[begin Supplied information]

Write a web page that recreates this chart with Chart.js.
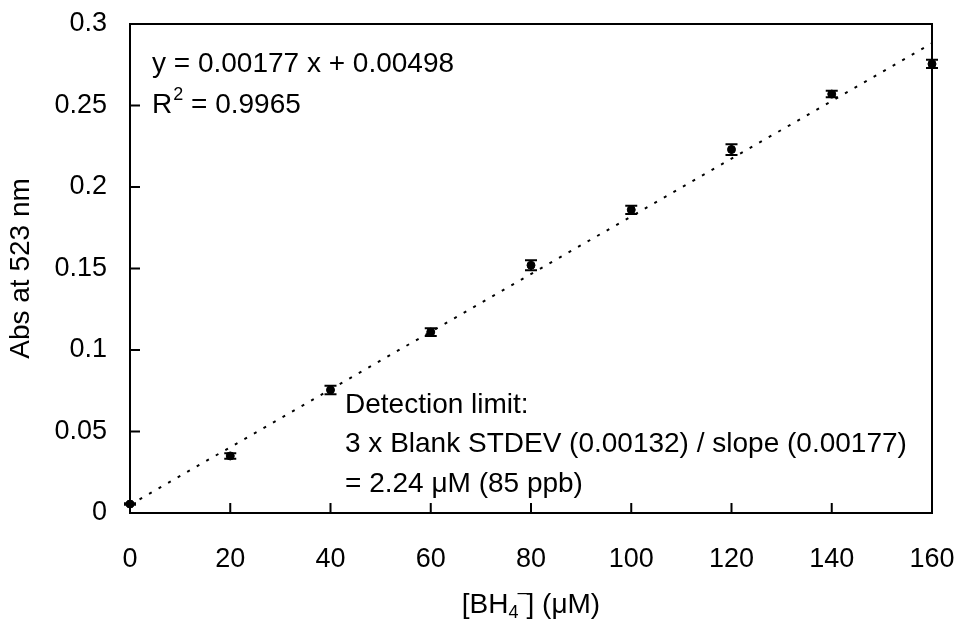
<!DOCTYPE html>
<html>
<head>
<meta charset="utf-8">
<script src="https://cdn.jsdelivr.net/npm/chart.js@4.4.0/dist/chart.umd.min.js"></script>
<style>
  html, body { margin: 0; padding: 0; background: #fff; }
  #wrap { width: 958px; height: 625px; }
</style>
</head>
<body>
<div id="wrap"><canvas id="chart" width="958" height="625"></canvas></div>
<script>
// 検量線のデータ
const concentrations = [0, 20, 40, 60, 80, 100, 120, 140, 160];
const absorbance = [0.0055, 0.035, 0.0755, 0.111, 0.152, 0.186, 0.223, 0.257, 0.2755];
const absError = [0.0005, 0.0017, 0.0026, 0.0024, 0.003, 0.0025, 0.0033, 0.002, 0.0025];
const fitSlope = 0.00177;
const fitIntercept = 0.00498;
const xTicks = [0, 20, 40, 60, 80, 100, 120, 140, 160];
const yTicks = [0, 0.05, 0.1, 0.15, 0.2, 0.25, 0.3];
const yTickLabels = ["0", "0.05", "0.1", "0.15", "0.2", "0.25", "0.3"];
const fitLine1 = "y = 0.00177 x + 0.00498";
const fitLine2 = ["R", "2", " = 0.9965"];
const noteLines = ["Detection limit:", "3 x Blank STDEV (0.00132) / slope (0.00177)", "= 2.24 \u03bcM (85 ppb)"];
const yTitle = "Abs at 523 nm";

const FONT = '"Liberation Sans", Arial, sans-serif';
const FS = 27;   // 目盛りの文字
const FT = 28;   // 注釈・軸タイトル

// 枠線・目盛り・誤差棒・注釈を描くプラグイン
const decorPlugin = {
  id: "decor",
  afterDatasetsDraw(chart) {
    const ctx = chart.ctx;
    const a = chart.chartArea;
    const xs = chart.scales.x;
    const ys = chart.scales.y;
    ctx.save();
    ctx.strokeStyle = "#000";
    ctx.fillStyle = "#000";
    ctx.lineWidth = 2;

    // error bars
    concentrations.forEach((c, i) => {
      const px = xs.getPixelForValue(c);
      const top = ys.getPixelForValue(absorbance[i] + absError[i]);
      const bot = ys.getPixelForValue(absorbance[i] - absError[i]);
      ctx.beginPath();
      ctx.moveTo(px, top); ctx.lineTo(px, bot);
      ctx.moveTo(px - 6, top); ctx.lineTo(px + 6, top);
      ctx.moveTo(px - 6, bot); ctx.lineTo(px + 6, bot);
      ctx.stroke();
    });

    // frame
    ctx.strokeRect(a.left, a.top, a.right - a.left, a.bottom - a.top);

    // inside ticks
    ctx.beginPath();
    xTicks.forEach(v => {
      const px = xs.getPixelForValue(v);
      ctx.moveTo(px, a.bottom); ctx.lineTo(px, a.bottom - 10);
    });
    yTicks.forEach(v => {
      const py = ys.getPixelForValue(v);
      ctx.moveTo(a.left, py); ctx.lineTo(a.left + 10, py);
    });
    ctx.stroke();

    // regression text
    ctx.font = FT + "px " + FONT;
    ctx.textBaseline = "middle";
    ctx.textAlign = "left";
    const tx = a.left + 22;
    ctx.fillText(fitLine1, tx, a.top + 40);
    let x = tx;
    const ry = a.top + 81;
    ctx.fillText(fitLine2[0], x, ry);
    x += ctx.measureText(fitLine2[0]).width;
    ctx.font = "18px " + FONT;
    ctx.fillText(fitLine2[1], x + 1, ry - 10);
    x += ctx.measureText(fitLine2[1]).width + 1;
    ctx.font = FT + "px " + FONT;
    ctx.fillText(fitLine2[2], x, ry);

    // detection limit text
    const nx = a.left + 215;
    noteLines.forEach((t, i) => {
      ctx.fillText(t, nx, a.top + 381 + i * 39.5);
    });

    // x axis title with sub/superscript
    const parts = [["[BH", 0, FT], ["4", 8, 18], ["\u2013", -12, 18], ["] (\u03bcM)", 0, FT]];
    let w = 0;
    parts.forEach(p => {
      ctx.font = p[2] + "px " + FONT;
      if (p[0] !== "\u2013") w += ctx.measureText(p[0]).width;
    });
    ctx.font = "18px " + FONT;
    const minusW = ctx.measureText("\u2013").width;
    w += minusW - 2;
    let cx = (a.left + a.right) / 2 - w / 2;
    const cy = 605;
    parts.forEach(p => {
      ctx.font = p[2] + "px " + FONT;
      if (p[0] === "\u2013") {
        ctx.fillText(p[0], cx - 1, cy + p[1]);
        cx += minusW - 2;
      } else {
        ctx.fillText(p[0], cx, cy + p[1]);
        cx += ctx.measureText(p[0]).width;
      }
    });
    ctx.restore();
  }
};

const ctx = document.getElementById("chart").getContext("2d");
new Chart(ctx, {
  type: "scatter",
  data: {
    datasets: [
      {
        label: "fit",
        type: "line",
        data: [
          { x: concentrations[0], y: fitSlope * concentrations[0] + fitIntercept },
          { x: concentrations[concentrations.length - 1], y: fitSlope * concentrations[concentrations.length - 1] + fitIntercept }
        ],
        borderColor: "#000",
        borderWidth: 2,
        borderDash: [3, 8],
        pointRadius: 0,
        fill: false
      },
      {
        label: "data",
        data: concentrations.map((c, i) => ({ x: c, y: absorbance[i] })),
        backgroundColor: "#000",
        borderColor: "#000",
        pointRadius: 4,
        pointHoverRadius: 4,
        clip: false
      }
    ]
  },
  options: {
    responsive: false,
    animation: false,
    devicePixelRatio: 1,
    layout: { padding: { top: 24, right: 26, left: 0, bottom: 0 } },
    plugins: { legend: { display: false }, tooltip: { enabled: false } },
    scales: {
      x: {
        type: "linear",
        min: 0,
        max: 160,
        afterBuildTicks: s => { s.ticks = xTicks.map(v => ({ value: v })); },
        afterFit: s => { s.height = 112; s.paddingLeft = 0; s.paddingRight = 0; },
        grid: { display: false, drawTicks: false },
        border: { display: false },
        ticks: { color: "#000", padding: 30, font: { family: FONT, size: FS } }
      },
      y: {
        type: "linear",
        min: 0,
        max: 0.3,
        afterBuildTicks: s => { s.ticks = yTicks.map(v => ({ value: v })); },
        afterFit: s => { s.width = 130; s.paddingTop = 0; s.paddingBottom = 0; },
        grid: { display: false, drawTicks: false },
        border: { display: false },
        ticks: {
          color: "#000",
          padding: 23,
          font: { family: FONT, size: FS },
          callback: (v) => yTickLabels[yTicks.indexOf(v)] ?? ""
        },
        title: { display: true, text: yTitle, color: "#000", padding: { top: 4, bottom: 0 }, font: { family: FONT, size: FT } }
      }
    }
  },
  plugins: [decorPlugin]
});
</script>
</body>
</html>
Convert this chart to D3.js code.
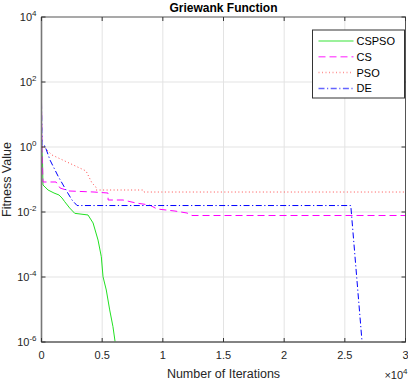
<!DOCTYPE html>
<html>
<head>
<meta charset="utf-8">
<script src="https://cdn.jsdelivr.net/npm/d3@7"></script>
<style>
  body { margin: 0; background: #fff; }
  svg text { font-family: "Liberation Sans", Arial, sans-serif; fill: #262626; }
</style>
</head>
<body>
<svg id="chart" width="408" height="382"></svg>
<script>
// iterations (raw) and fitness values
const cspsoIter = [0, 80, 120, 540, 1030, 1440, 1690, 1910, 2320, 2740, 3830, 4250, 4660, 4930, 5070, 5340, 5620, 5890, 6080];
const cspsoVal = [1.15, 0.398, 0.0678, 0.0475, 0.0384, 0.0334, 0.027, 0.0208, 0.0133, 0.0091, 0.0081, 0.0046, 0.00137, 4.2e-4, 1.02e-4, 3.98e-5, 9.7e-6, 2.96e-6, 9.3e-7];

const csIter = [0, 40, 120, 1200, 1530, 2270, 4330, 5480, 5490, 6720, 7790, 8910, 9520, 11000, 12000, 12400, 30000];
const csVal = [25, 1.0, 0.0838, 0.0838, 0.0547, 0.0443, 0.0412, 0.0384, 0.0234, 0.0234, 0.0189, 0.0164, 0.0124, 0.0107, 0.0093, 0.0078, 0.0078];

const psoIter = [0, 210, 870, 2270, 3670, 4160, 4490, 4500, 8370, 8450, 30000];
const psoVal = [1.0, 1.0, 0.567, 0.322, 0.183, 0.078, 0.0587, 0.0475, 0.0475, 0.0412, 0.0412];

const deIter = [0, 40, 290, 700, 1360, 2020, 2510, 2930, 25490, 26420];
const deVal = [22.6, 1.07, 1.07, 0.398, 0.128, 0.0475, 0.0234, 0.0158, 0.0158, 1e-6];

const xTicks = [0, 5000, 10000, 15000, 20000, 25000, 30000];
const xTickLabels = ["0", "0.5", "1", "1.5", "2", "2.5", "3"];
const yTicks = [1e-6, 1e-4, 1e-2, 1e0, 1e2, 1e4];
const yTickExp = ["-6", "-4", "-2", "0", "2", "4"];

const seriesNames = ["CSPSO", "CS", "PSO", "DE"];

var margin = { top: 17, right: 2.5, bottom: 40, left: 41.5 };
const svgRoot = d3.select("#chart");
var width = 408 - margin.left - margin.right;
var height = 382 - margin.top - margin.bottom;

const svg = svgRoot.append("g").attr("transform", `translate(${margin.left},${margin.top})`);

const x = d3.scaleLinear().domain([0, 30000]).range([0, width]);
const y = d3.scaleLog().domain([1e-6, 1e4]).range([height, 0]);

// grid
svg.append("g")
  .selectAll("line")
  .data(xTicks.slice(1, -1))
  .enter().append("line")
  .attr("x1", d => x(d)).attr("x2", d => x(d))
  .attr("y1", 0).attr("y2", height)
  .style("stroke", "#e3e3e3");
svg.append("g")
  .selectAll("line")
  .data(yTicks.slice(1, -1))
  .enter().append("line")
  .attr("y1", d => y(d)).attr("y2", d => y(d))
  .attr("x1", 0).attr("x2", width)
  .style("stroke", "#e3e3e3");

svg.append("defs").append("clipPath").attr("id", "clip")
  .append("rect").attr("width", width).attr("height", height);

const line = d3.line().x(d => x(d[0])).y(d => y(d[1]));

const series = [
  { name: "CSPSO", iter: cspsoIter, val: cspsoVal, color: "#22e022", dash: null },
  { name: "CS", iter: csIter, val: csVal, color: "#ff00ff", dash: "7,4" },
  { name: "PSO", iter: psoIter, val: psoVal, color: "#ff4d4d", dash: "1,2.5" },
  { name: "DE", iter: deIter, val: deVal, color: "#0000ff", dash: "6,2.5,1.2,2.5" }
];

const plot = svg.append("g").attr("clip-path", "url(#clip)");
plot.selectAll(".line")
  .data(series)
  .enter().append("path")
  .attr("class", "line")
  .attr("d", d => line(d.iter.map((it, i) => [it, d.val[i]])))
  .style("fill", "none")
  .style("stroke", d => d.color)
  .style("stroke-width", 1)
  .style("stroke-dasharray", d => d.dash);

// axes box
const axisColor = "#555";
svg.append("rect").attr("width", width).attr("height", height)
  .style("fill", "none").style("stroke", axisColor).style("stroke-width", 1);
svg.append("line").attr("x1", 0).attr("x2", 0).attr("y1", 0).attr("y2", height)
  .style("stroke", "#777").style("stroke-width", 1.6);
svg.append("line").attr("x1", 0).attr("x2", width).attr("y1", height).attr("y2", height)
  .style("stroke", "#777").style("stroke-width", 1.6);

// ticks (inward, all sides)
const tl = 4;
xTicks.forEach(t => {
  svg.append("line").attr("x1", x(t)).attr("x2", x(t)).attr("y1", height).attr("y2", height - tl).style("stroke", "#333");
  svg.append("line").attr("x1", x(t)).attr("x2", x(t)).attr("y1", 0).attr("y2", tl).style("stroke", "#333");
});
yTicks.forEach(t => {
  svg.append("line").attr("y1", y(t)).attr("y2", y(t)).attr("x1", 0).attr("x2", tl).style("stroke", "#333");
  svg.append("line").attr("y1", y(t)).attr("y2", y(t)).attr("x1", width).attr("x2", width - tl).style("stroke", "#333");
});

// x tick labels
svg.selectAll(".xlab")
  .data(xTicks)
  .enter().append("text")
  .attr("x", d => x(d))
  .attr("y", height + 17)
  .attr("text-anchor", "middle")
  .style("font-size", "11px")
  .text((d, i) => xTickLabels[i]);

// y tick labels 10^n
yTicks.forEach((t, i) => {
  const tx = svg.append("text")
    .attr("x", -5)
    .attr("y", y(t) + 4)
    .attr("text-anchor", "end")
    .style("font-size", "11px");
  tx.append("tspan").text("10");
  tx.append("tspan").attr("dy", -5).style("font-size", "8px").text(yTickExp[i]);
});

// x10^4 multiplier
const mult = svg.append("text")
  .attr("x", width + 2)
  .attr("y", height + 37)
  .attr("text-anchor", "end")
  .style("font-size", "11px");
mult.append("tspan").text("\u00d710");
mult.append("tspan").attr("dy", -5).style("font-size", "8px").text("4");

// title and axis labels
svg.append("text")
  .attr("x", width / 2)
  .attr("y", -5)
  .attr("text-anchor", "middle")
  .style("font-size", "12px")
  .style("font-weight", "bold")
  .style("fill", "#000")
  .text("Griewank Function");

svg.append("text")
  .attr("x", width / 2)
  .attr("y", height + 36)
  .attr("text-anchor", "middle")
  .style("font-size", "12.5px")
  .text("Number of Iterations");

svg.append("text")
  .attr("transform", "rotate(-90)")
  .attr("x", -height / 2)
  .attr("y", -31)
  .attr("text-anchor", "middle")
  .style("font-size", "12.5px")
  .text("Fitness Value");

// legend
const lg = svg.append("g").attr("transform", `translate(${width - 93},13)`);
lg.append("rect").attr("width", 92).attr("height", 68)
  .style("fill", "#fff").style("stroke", "#333").style("stroke-width", 1);
lg.selectAll("line")
  .data(series)
  .enter().append("line")
  .attr("x1", 6).attr("x2", 41)
  .attr("y1", (d, i) => 11 + i * 15.8).attr("y2", (d, i) => 11 + i * 15.8)
  .style("stroke", d => d.color)
  .style("stroke-width", 1.5)
  .style("opacity", 0.6)
  .style("stroke-dasharray", d => d.dash);
lg.selectAll("text")
  .data(seriesNames)
  .enter().append("text")
  .attr("x", 44)
  .attr("y", (d, i) => 15 + i * 15.8)
  .style("font-size", "11px")
  .style("fill", "#000")
  .text(d => d);
</script>
</body>
</html>
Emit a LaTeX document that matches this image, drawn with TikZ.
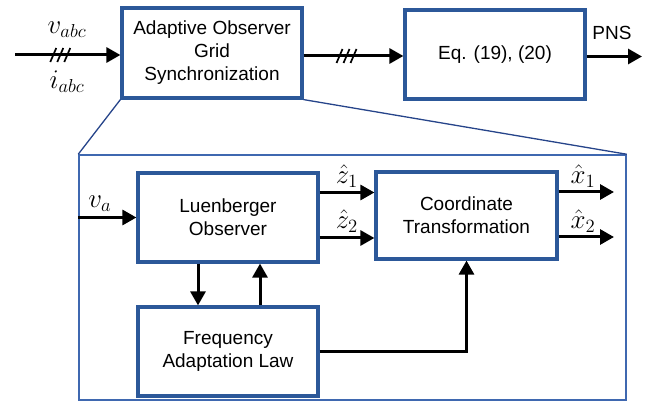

[end Supplied information]

> What you should do: Nothing but the lines from the one containing "Convert this chart to D3.js code." through the one containing "9.7e-6, 2.96e-6, 9.3e-7];" should be written out, exactly and with both ends. Pictures are left out.

> Result for this exercise:
Convert this chart to D3.js code.
<!DOCTYPE html>
<html>
<head>
<meta charset="utf-8">
<script src="https://cdn.jsdelivr.net/npm/d3@7"></script>
<style>
  body { margin: 0; background: #fff; }
  svg text { font-family: "Liberation Sans", Arial, sans-serif; fill: #262626; }
</style>
</head>
<body>
<svg id="chart" width="408" height="382"></svg>
<script>
// iterations (raw) and fitness values
const cspsoIter = [0, 80, 120, 540, 1030, 1440, 1690, 1910, 2320, 2740, 3830, 4250, 4660, 4930, 5070, 5340, 5620, 5890, 6080];
const cspsoVal = [1.15, 0.398, 0.0678, 0.0475, 0.0384, 0.0334, 0.027, 0.0208, 0.0133, 0.0091, 0.0081, 0.0046, 0.00137, 4.2e-4, 1.02e-4, 3.98e-5, 9.7e-6, 2.96e-6, 9.3e-7];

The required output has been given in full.